-------- Record list
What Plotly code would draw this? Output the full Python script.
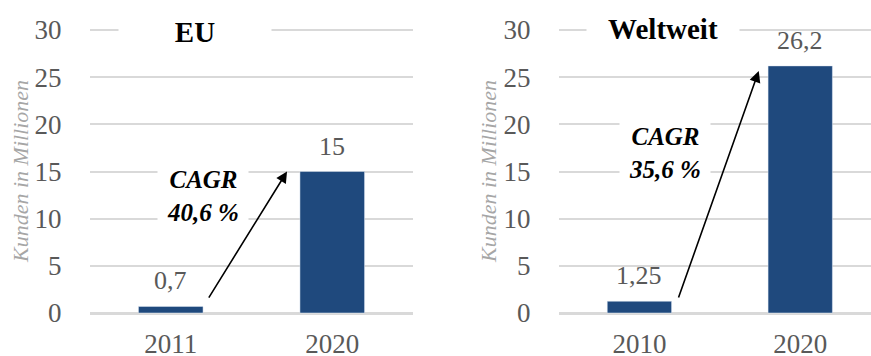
import plotly.graph_objects as go

# Data
eu_years = ["2011", "2020"]
eu_values = [0.7, 15]
eu_title = "EU"
eu_cagr = "40,6 %"

ww_years = ["2010", "2020"]
ww_values = [1.25, 26.2]
ww_title = "Weltweit"
ww_cagr = "35,6 %"

y_ticks = [0, 5, 10, 15, 20, 25, 30]
y_title = "Kunden in Millionen"

BAR = "#1f497d"
GRID = "#d9d9d9"
TXT = "#595959"
FONT = "Liberation Serif, Times New Roman, serif"

W, H = 871, 356


def fmt(v):
    if float(v).is_integer():
        return str(int(v))
    return str(v).replace(".", ",")


fig = go.Figure()
fig.add_trace(go.Bar(x=eu_years, y=eu_values, marker_color=BAR, width=0.4,
                     xaxis="x", yaxis="y", hoverinfo="skip"))
fig.add_trace(go.Bar(x=ww_years, y=ww_values, marker_color=BAR, width=0.4,
                     xaxis="x2", yaxis="y2", hoverinfo="skip"))

ydom = [1 - 314.9 / H, 1 - 20.6 / H]
yax = dict(range=[-0.2, 31], tickvals=y_ticks, showgrid=True, gridcolor=GRID,
           gridwidth=2, zeroline=True, zerolinecolor=GRID, zerolinewidth=2.5,
           showline=False, ticks="outside", ticklen=22, tickcolor="rgba(0,0,0,0)",
           tickfont=dict(family=FONT, size=27, color=TXT), domain=ydom,
           fixedrange=True, automargin=False)
xax = dict(showgrid=False, zeroline=False, showline=False, ticks="outside",
           ticklen=5, tickcolor="rgba(0,0,0,0)",
           tickfont=dict(family=FONT, size=27, color=TXT), type="category",
           fixedrange=True, automargin=False)

fig.update_layout(
    width=W, height=H, margin=dict(l=0, r=0, t=0, b=0, autoexpand=False),
    paper_bgcolor="white", plot_bgcolor="white", showlegend=False,
    xaxis=dict(xax, domain=[90 / W, 413 / W], range=[-0.5, 1.5], anchor="y"),
    yaxis=dict(yax, anchor="x"),
    xaxis2=dict(xax, domain=[559 / W, 1.0], range=[-0.5, 1.44], anchor="y2"),
    yaxis2=dict(yax, anchor="x2"),
)

ann = []
# value labels
for xs, ys, xr, yr in [(eu_years, eu_values, "x", "y"), (ww_years, ww_values, "x2", "y2")]:
    for i, yv in enumerate(ys):
        ann.append(dict(x=i, y=yv, xref=xr, yref=yr, text=fmt(yv), showarrow=False,
                        xanchor="center", yanchor="bottom", yshift=9,
                        font=dict(family=FONT, size=26, color=TXT)))

# titles
ann.append(dict(x=195 / W, y=1 - 32 / H, xref="paper", yref="paper", text="<b>" + eu_title + "</b>",
                showarrow=False, bgcolor="white", width=150, height=30,
                xanchor="center", yanchor="middle",
                font=dict(family=FONT, size=29, color="black")))
ann.append(dict(x=663 / W, y=1 - 29 / H, xref="paper", yref="paper", text="<b>" + ww_title + "</b>",
                showarrow=False, bgcolor="white", width=150, height=30,
                xanchor="center", yanchor="middle",
                font=dict(family=FONT, size=29, color="black")))

# y axis titles
for xp in [20 / W, 488 / W]:
    ann.append(dict(x=xp, y=1 - 172 / H, xref="paper", yref="paper", text="<i>" + y_title + "</i>",
                    showarrow=False, textangle=-90, xanchor="center", yanchor="middle",
                    font=dict(family=FONT, size=22, color="#a6a6a6")))

# CAGR labels
ann.append(dict(x=0.2, y=12.4, xref="x", yref="y", text="<b><i>CAGR<br>" + eu_cagr + "</i></b>",
                showarrow=False, bgcolor="white", width=88, height=62,
                xanchor="center", yanchor="middle",
                font=dict(family=FONT, size=25, color="black")))
ann.append(dict(x=0.158, y=17.0, xref="x2", yref="y2", text="<b><i>CAGR<br>" + ww_cagr + "</i></b>",
                showarrow=False, bgcolor="white", width=88, height=62,
                xanchor="center", yanchor="middle",
                font=dict(family=FONT, size=25, color="black")))

# arrows
ann.append(dict(x=0.72, y=15.0, ax=0.23, ay=1.48, xref="x", yref="y", axref="x", ayref="y",
                text="", showarrow=True, arrowhead=2, arrowsize=1.4, arrowwidth=1.6,
                arrowcolor="black"))
ann.append(dict(x=0.742, y=25.66, ax=0.24, ay=1.48, xref="x2", yref="y2", axref="x2", ayref="y2",
                text="", showarrow=True, arrowhead=2, arrowsize=1.4, arrowwidth=1.6,
                arrowcolor="black"))

fig.update_layout(annotations=ann)
fig.write_html("out.html")
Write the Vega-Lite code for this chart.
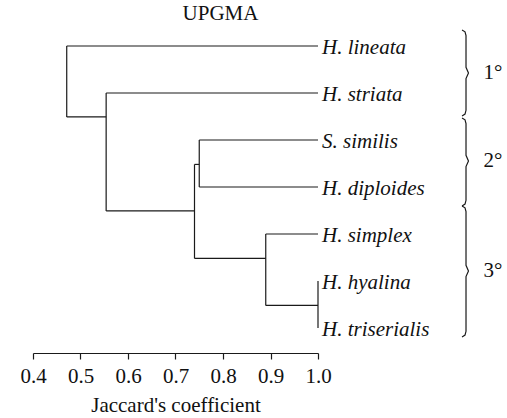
{
  "$schema": "https://vega.github.io/schema/vega-lite/v6.json",
  "autosize": "none",
  "width": 285,
  "height": 323,
  "padding": {"left": 33, "top": 30, "right": 189, "bottom": 65},
  "background": "white",
  "config": {"view": {"stroke": null}, "font": "Liberation Serif"},
  "title": {"text": "UPGMA", "font": "Liberation Serif", "fontSize": 21, "fontWeight": "normal", "color": "#111", "anchor": "middle", "frame": "group", "dx": 45, "offset": 4},
  "datasets": {
    "segments": [
      {"x": 0.471, "x2": 0.471, "y": 1, "y2": 2.51},
      {"x": 0.554, "x2": 0.554, "y": 2, "y2": 4.51},
      {"x": 0.74, "x2": 0.74, "y": 3.52, "y2": 5.52},
      {"x": 0.75, "x2": 0.75, "y": 3, "y2": 4},
      {"x": 0.89, "x2": 0.89, "y": 5, "y2": 6.52},
      {"x": 1.0, "x2": 1.0, "y": 6, "y2": 7},
      {"x": 0.471, "x2": 1.0, "y": 1, "y2": 1},
      {"x": 0.471, "x2": 0.554, "y": 2.51, "y2": 2.51},
      {"x": 0.554, "x2": 1.0, "y": 2, "y2": 2},
      {"x": 0.554, "x2": 0.74, "y": 4.51, "y2": 4.51},
      {"x": 0.74, "x2": 0.75, "y": 3.52, "y2": 3.52},
      {"x": 0.75, "x2": 1.0, "y": 3, "y2": 3},
      {"x": 0.75, "x2": 1.0, "y": 4, "y2": 4},
      {"x": 0.74, "x2": 0.89, "y": 5.52, "y2": 5.52},
      {"x": 0.89, "x2": 1.0, "y": 5, "y2": 5},
      {"x": 0.89, "x2": 1.0, "y": 6.52, "y2": 6.52}
    ],
    "leaves": [
      {"name": "H. lineata", "sim": 1.0, "pos": 1},
      {"name": "H. striata", "sim": 1.0, "pos": 2},
      {"name": "S. similis", "sim": 1.0, "pos": 3},
      {"name": "H. diploides", "sim": 1.0, "pos": 4},
      {"name": "H. simplex", "sim": 1.0, "pos": 5},
      {"name": "H. hyalina", "sim": 1.0, "pos": 6},
      {"name": "H. triserialis", "sim": 1.0, "pos": 7}
    ],
    "braces": [
      {"b": 1, "i": 1, "x": 1.3032, "y": 0.658},
      {"b": 1, "i": 2, "x": 1.3095, "y": 0.698},
      {"b": 1, "i": 3, "x": 1.3116, "y": 0.778},
      {"b": 1, "i": 4, "x": 1.3116, "y": 1.453},
      {"b": 1, "i": 5, "x": 1.3168, "y": 1.573},
      {"b": 1, "i": 6, "x": 1.3116, "y": 1.693},
      {"b": 1, "i": 7, "x": 1.3116, "y": 2.368},
      {"b": 1, "i": 8, "x": 1.3095, "y": 2.448},
      {"b": 1, "i": 9, "x": 1.3032, "y": 2.488},
      {"b": 2, "i": 1, "x": 1.3032, "y": 2.531},
      {"b": 2, "i": 2, "x": 1.3095, "y": 2.571},
      {"b": 2, "i": 3, "x": 1.3116, "y": 2.651},
      {"b": 2, "i": 4, "x": 1.3116, "y": 3.326},
      {"b": 2, "i": 5, "x": 1.3168, "y": 3.446},
      {"b": 2, "i": 6, "x": 1.3116, "y": 3.566},
      {"b": 2, "i": 7, "x": 1.3116, "y": 4.283},
      {"b": 2, "i": 8, "x": 1.3095, "y": 4.363},
      {"b": 2, "i": 9, "x": 1.3032, "y": 4.403},
      {"b": 3, "i": 1, "x": 1.3032, "y": 4.403},
      {"b": 3, "i": 2, "x": 1.3095, "y": 4.443},
      {"b": 3, "i": 3, "x": 1.3116, "y": 4.523},
      {"b": 3, "i": 4, "x": 1.3116, "y": 5.666},
      {"b": 3, "i": 5, "x": 1.3168, "y": 5.786},
      {"b": 3, "i": 6, "x": 1.3116, "y": 5.906},
      {"b": 3, "i": 7, "x": 1.3116, "y": 7.07},
      {"b": 3, "i": 8, "x": 1.3095, "y": 7.15},
      {"b": 3, "i": 9, "x": 1.3032, "y": 7.19}
    ],
    "groups": [
      {"label": "1°", "x": 1.3684, "y": 1.573},
      {"label": "2°", "x": 1.3684, "y": 3.446},
      {"label": "3°", "x": 1.3684, "y": 5.786}
    ]
  },
  "layer": [
    {
      "data": {"name": "segments"},
      "mark": {"type": "rule", "color": "#1a1a1a", "strokeWidth": 1.2},
      "encoding": {
        "x": {"field": "x", "type": "quantitative", "scale": {"domain": [0.4, 1.0], "nice": false, "zero": false},
          "axis": {"values": [0.4, 0.5, 0.6, 0.7, 0.8, 0.9, 1.0], "format": ".1f", "title": "Jaccard's coefficient", "grid": false,
            "domainColor": "#1a1a1a", "domainWidth": 1.2, "tickColor": "#1a1a1a", "tickWidth": 1.2, "tickSize": 6,
            "labelFont": "Liberation Serif", "labelFontSize": 21, "labelColor": "#111", "labelPadding": 6, "labelFlush": false,
            "titleFont": "Liberation Serif", "titleFontSize": 21, "titleFontWeight": "normal", "titleColor": "#111", "titlePadding": 8}},
        "x2": {"field": "x2"},
        "y": {"field": "y", "type": "quantitative", "scale": {"domain": [7.532, 0.66], "nice": false, "zero": false}, "axis": null},
        "y2": {"field": "y2"}
      }
    },
    {
      "data": {"name": "leaves"},
      "mark": {"type": "text", "align": "left", "baseline": "middle", "dx": 4, "dy": 2, "font": "Liberation Serif", "fontStyle": "italic", "fontSize": 21, "color": "#111"},
      "encoding": {
        "x": {"field": "sim", "type": "quantitative"},
        "y": {"field": "pos", "type": "quantitative"},
        "text": {"field": "name"}
      }
    },
    {
      "data": {"name": "braces"},
      "mark": {"type": "line", "color": "#1a1a1a", "strokeWidth": 1.2},
      "encoding": {
        "x": {"field": "x", "type": "quantitative"},
        "y": {"field": "y", "type": "quantitative"},
        "detail": {"field": "b"},
        "order": {"field": "i"}
      }
    },
    {
      "data": {"name": "groups"},
      "mark": {"type": "text", "align": "center", "baseline": "middle", "font": "Liberation Serif", "fontSize": 21, "color": "#111"},
      "encoding": {
        "x": {"field": "x", "type": "quantitative"},
        "y": {"field": "y", "type": "quantitative"},
        "text": {"field": "label"}
      }
    }
  ]
}
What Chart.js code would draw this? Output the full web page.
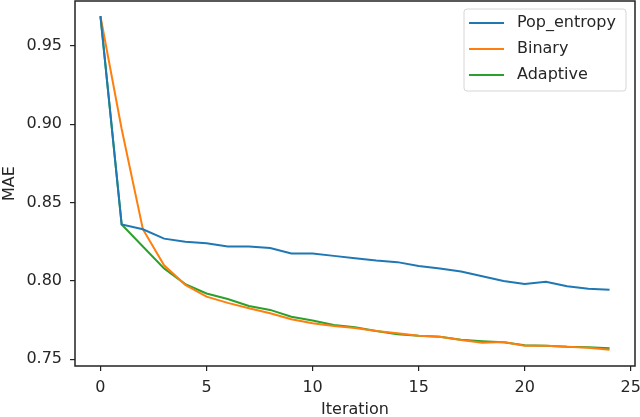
----------------
• Task brief
Identify every line above that includes the word "this", and show those lines.

• Written response
What Plotly code would draw this? Output the full Python script.
Write the Vega-Lite code for this chart.
What Chart.js code would draw this? Output the full web page.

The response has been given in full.